Web Page Designs
filed in Book Cover Illustrations and Artwork on Mar.25, 2010
One of the more important parts of being an illustrator is displaying your work (and hopefully enticing someone to buy it). When it comes to displaying artwork at web sites, things aren’t quite as clear cut as they might seem.
Sadly there are many beautiful sites on the web that are plagued by problems that often occur at “designer” sites: Pictures that scale too large for many monitors (causing the picture to be “off to the side” when the home page loads), tiny print, and/or print that’s too close to the background color to show up well in many monitors.
Granted artistic sites are likely to be visited by folks with large, properly adjusted monitors; that’s especially true of the “target audience” of pages like this. Art directors have quality monitors.
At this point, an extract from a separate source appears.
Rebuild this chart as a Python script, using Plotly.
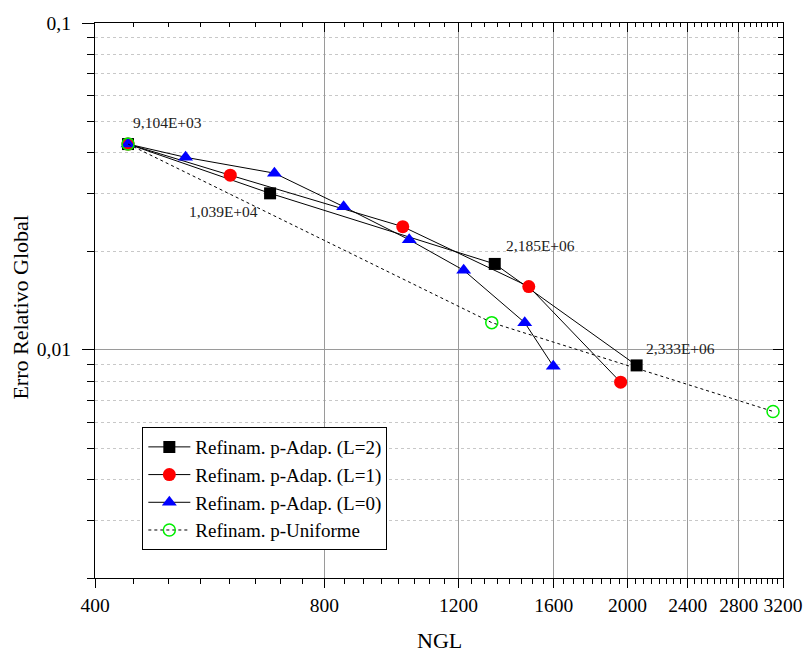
import plotly.graph_objects as go
import math

# ---- data ----
x_L2 = [442, 679, 1339, 2056]
y_L2 = [0.0426, 0.0301, 0.0183, 0.00895]

x_L1 = [442, 602, 1014, 1484, 1959]
y_L1 = [0.0426, 0.0342, 0.0238, 0.0156, 0.00795]

x_L0 = [442, 526, 688, 848, 1034, 1219, 1466, 1598]
y_L0 = [0.0426, 0.0388, 0.0347, 0.0274, 0.0217, 0.0175, 0.0121, 0.0089]

x_U = [442, 1327, 3105]
y_U = [0.0426, 0.0121, 0.00647]

point_labels = ["9,104E+03", "1,039E+04", "2,185E+06", "2,333E+06"]  # on L=2 points

series_names = ["Refinam. p-Adap. (L=2)", "Refinam. p-Adap. (L=1)",
                "Refinam. p-Adap. (L=0)", "Refinam. p-Uniforme"]

x_ticks = [400, 800, 1200, 1600, 2000, 2400, 2800, 3200]
x_minor = [v for v in range(450, 3200, 50) if v % 400 != 0]
y_ticks = [0.01, 0.1]
y_ticktext = ["0,01", "0,1"]
y_minor = [m * 0.001 for m in range(2, 10)] + [m * 0.01 for m in range(2, 10)]

FONT = "Liberation Serif"

fig = go.Figure()

fig.add_trace(go.Scatter(
    x=x_L2, y=y_L2, name=series_names[0], mode="lines+markers",
    line=dict(color="black", width=1),
    marker=dict(symbol="square", size=12, color="black")))
fig.add_trace(go.Scatter(
    x=x_L1, y=y_L1, name=series_names[1], mode="lines+markers",
    line=dict(color="black", width=1),
    marker=dict(symbol="circle", size=13, color="#ff0000")))
fig.add_trace(go.Scatter(
    x=x_L0, y=y_L0, name=series_names[2], mode="lines+markers",
    line=dict(color="black", width=1),
    marker=dict(symbol="triangle-up", size=13, color="#0000ff")))
fig.add_trace(go.Scatter(
    x=x_U, y=y_U, name=series_names[3], mode="lines+markers",
    line=dict(color="black", width=1, dash="3px,3px"),
    marker=dict(symbol="circle-open", size=12, color="#00ee00",
                line=dict(width=1.5, color="#00ee00"))))

# dummy trace for the mirrored (inside) tick axes
fig.add_trace(go.Scatter(x=[None], y=[None], xaxis="x2", yaxis="y2",
                         showlegend=False, hoverinfo="skip"))

xr = [math.log10(400), math.log10(3200)]
yr = [math.log10(0.002), -1]

fig.update_layout(
    width=803, height=652,
    margin=dict(l=95, r=20, t=23, b=74, autoexpand=False),
    paper_bgcolor="white", plot_bgcolor="white",
    font=dict(family=FONT, color="black", size=19),
    showlegend=True,
    legend=dict(x=0.0688, y=0.272, xanchor="left", yanchor="top",
                bordercolor="black", borderwidth=1, bgcolor="white",
                font=dict(family=FONT, size=19, color="black"),
                itemwidth=42, tracegroupgap=0),
    xaxis=dict(
        type="log", range=xr, automargin=False,
        tickmode="array", tickvals=x_ticks, ticktext=[str(v) for v in x_ticks],
        ticks="outside", ticklen=9, tickwidth=1.2, tickcolor="black",
        showline=True, linecolor="black", linewidth=1.3, mirror=True,
        showgrid=True, gridcolor="#9a9a9a", gridwidth=1,
        zeroline=False,
        tickfont=dict(family=FONT, size=19.5),
        minor=dict(tickvals=x_minor, ticks="outside", ticklen=5,
                   tickwidth=1, tickcolor="black", showgrid=False),
    ),
    yaxis=dict(
        type="log", range=yr, automargin=False,
        tickmode="array", tickvals=y_ticks, ticktext=y_ticktext,
        ticks="outside", ticklen=12, tickwidth=1.2, tickcolor="black",
        showline=True, linecolor="black", linewidth=1.3, mirror=True,
        showgrid=True, gridcolor="#9a9a9a", gridwidth=1,
        zeroline=False, ticklabelstandoff=7,
        tickfont=dict(family=FONT, size=19.5),
        minor=dict(tickvals=y_minor, ticks="outside", ticklen=7,
                   tickwidth=1, tickcolor="black", showgrid=True,
                   gridcolor="#c8c8c8", griddash="dot", gridwidth=1),
    ),
    xaxis2=dict(
        type="log", range=xr, overlaying="x", side="top", anchor="y2",
        automargin=False,
        tickmode="array", tickvals=x_ticks, showticklabels=False,
        ticks="inside", ticklen=9, tickwidth=1.2, tickcolor="black",
        showline=False, showgrid=False, zeroline=False,
        minor=dict(tickvals=x_minor, ticks="inside", ticklen=4,
                   tickwidth=1, tickcolor="black", showgrid=False),
    ),
    yaxis2=dict(
        type="log", range=yr, overlaying="y", side="right", anchor="x2",
        automargin=False,
        tickmode="array", tickvals=y_ticks, showticklabels=False,
        ticks="inside", ticklen=10, tickwidth=1.2, tickcolor="black",
        showline=False, showgrid=False, zeroline=False,
        minor=dict(tickvals=y_minor, ticks="inside", ticklen=5,
                   tickwidth=1, tickcolor="black", showgrid=False),
    ),
)

# axis titles
fig.add_annotation(text="NGL", xref="paper", yref="paper",
                   x=0.5, y=-0.113, xanchor="center", yanchor="middle",
                   showarrow=False, font=dict(family=FONT, size=22, color="black"))
fig.add_annotation(text="Erro Relativo Global", xref="paper", yref="paper",
                   x=-0.1076, y=0.489, xanchor="center", yanchor="middle",
                   textangle=-90, showarrow=False,
                   font=dict(family=FONT, size=22, color="black"))

# point labels (anchored on the L=2 points)
shifts = [(39, 21.5), (-47, -18.5), (46, 18), (44, 17)]
for lab, px, py, (dx, dy) in zip(point_labels, x_L2, y_L2, shifts):
    fig.add_annotation(text=lab, x=math.log10(px), y=math.log10(py),
                       xref="x", yref="y", showarrow=False,
                       xshift=dx, yshift=dy,
                       font=dict(family=FONT, size=15.5, color="#222222"))

fig.write_html("out.html",
               config={"displayModeBar": False},
               post_script="document.body.style.margin='0';document.body.style.overflow='hidden';")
Yet how much potential business from, say, self-publishing authors is lost when a potential client lands on a page and has to scroll, decreases the size of graphics, or adjust the contrast of their monitor in order to see the page? How many of these would-be clients just move on rather than take the time to see what’s there?
Of course designing for the lowest common denominator is never good, either. But sometimes the gold standard needs a little tarnish. The page must become a compromise rather than aiming at the latest and greatest tech, perhaps.
These are tough questions — and hopefully this site isn’t one of those that is visited momentarily and then left without a second thought by folks looking for a book cover illustrator.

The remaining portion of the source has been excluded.